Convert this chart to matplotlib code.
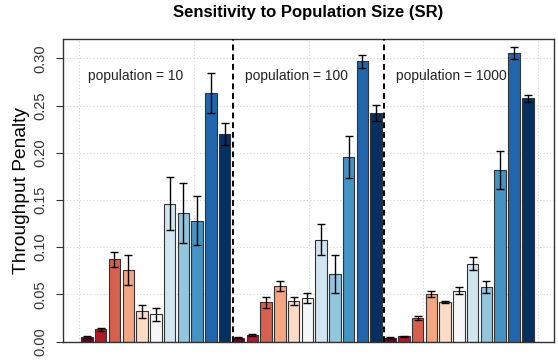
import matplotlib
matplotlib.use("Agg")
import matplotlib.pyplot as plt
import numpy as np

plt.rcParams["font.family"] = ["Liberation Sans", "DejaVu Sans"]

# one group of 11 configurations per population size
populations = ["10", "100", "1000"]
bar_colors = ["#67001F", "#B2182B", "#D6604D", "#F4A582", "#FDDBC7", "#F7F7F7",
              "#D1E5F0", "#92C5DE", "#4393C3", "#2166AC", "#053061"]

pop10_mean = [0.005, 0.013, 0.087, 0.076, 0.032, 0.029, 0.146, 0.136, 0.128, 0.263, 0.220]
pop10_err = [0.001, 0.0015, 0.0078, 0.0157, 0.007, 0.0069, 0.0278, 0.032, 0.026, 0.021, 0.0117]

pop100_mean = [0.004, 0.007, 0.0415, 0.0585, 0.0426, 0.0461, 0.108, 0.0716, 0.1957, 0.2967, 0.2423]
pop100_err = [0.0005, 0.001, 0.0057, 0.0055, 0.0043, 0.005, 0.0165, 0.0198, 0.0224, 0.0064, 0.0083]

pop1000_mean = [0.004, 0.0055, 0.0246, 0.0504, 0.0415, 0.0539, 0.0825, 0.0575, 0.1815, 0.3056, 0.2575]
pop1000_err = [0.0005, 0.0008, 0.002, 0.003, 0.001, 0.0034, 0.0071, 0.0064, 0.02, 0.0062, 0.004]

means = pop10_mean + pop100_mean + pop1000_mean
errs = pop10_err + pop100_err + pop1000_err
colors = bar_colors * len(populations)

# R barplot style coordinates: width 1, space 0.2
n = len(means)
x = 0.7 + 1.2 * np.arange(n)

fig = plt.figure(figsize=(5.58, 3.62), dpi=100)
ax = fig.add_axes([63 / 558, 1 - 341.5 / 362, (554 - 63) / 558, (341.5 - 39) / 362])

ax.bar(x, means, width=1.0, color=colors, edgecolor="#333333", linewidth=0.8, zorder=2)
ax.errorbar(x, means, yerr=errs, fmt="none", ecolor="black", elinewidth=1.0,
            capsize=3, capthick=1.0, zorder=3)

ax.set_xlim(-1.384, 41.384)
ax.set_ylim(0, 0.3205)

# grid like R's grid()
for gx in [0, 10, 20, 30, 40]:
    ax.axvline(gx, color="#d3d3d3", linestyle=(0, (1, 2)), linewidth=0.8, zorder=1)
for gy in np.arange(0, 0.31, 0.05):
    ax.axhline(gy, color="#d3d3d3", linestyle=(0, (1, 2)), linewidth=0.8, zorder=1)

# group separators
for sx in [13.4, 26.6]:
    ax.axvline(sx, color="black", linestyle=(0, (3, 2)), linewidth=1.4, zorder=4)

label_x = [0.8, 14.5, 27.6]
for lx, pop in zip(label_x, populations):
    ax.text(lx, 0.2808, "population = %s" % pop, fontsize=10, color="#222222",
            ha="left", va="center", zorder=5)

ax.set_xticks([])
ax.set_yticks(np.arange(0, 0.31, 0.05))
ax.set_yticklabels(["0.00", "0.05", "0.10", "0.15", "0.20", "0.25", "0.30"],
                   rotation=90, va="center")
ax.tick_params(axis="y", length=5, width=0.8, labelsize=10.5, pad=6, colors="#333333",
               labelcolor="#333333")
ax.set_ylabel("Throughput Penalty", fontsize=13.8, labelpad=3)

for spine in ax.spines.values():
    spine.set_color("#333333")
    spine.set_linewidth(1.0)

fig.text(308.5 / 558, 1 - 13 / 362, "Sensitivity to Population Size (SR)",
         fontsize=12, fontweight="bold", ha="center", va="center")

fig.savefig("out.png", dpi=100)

• • • •

**Problem to work on:** Pick out the lines above containing the word "matplotlib", then copy them.

**Reply:**
Convert this chart to matplotlib code.
import matplotlib
matplotlib.use("Agg")
import matplotlib.pyplot as plt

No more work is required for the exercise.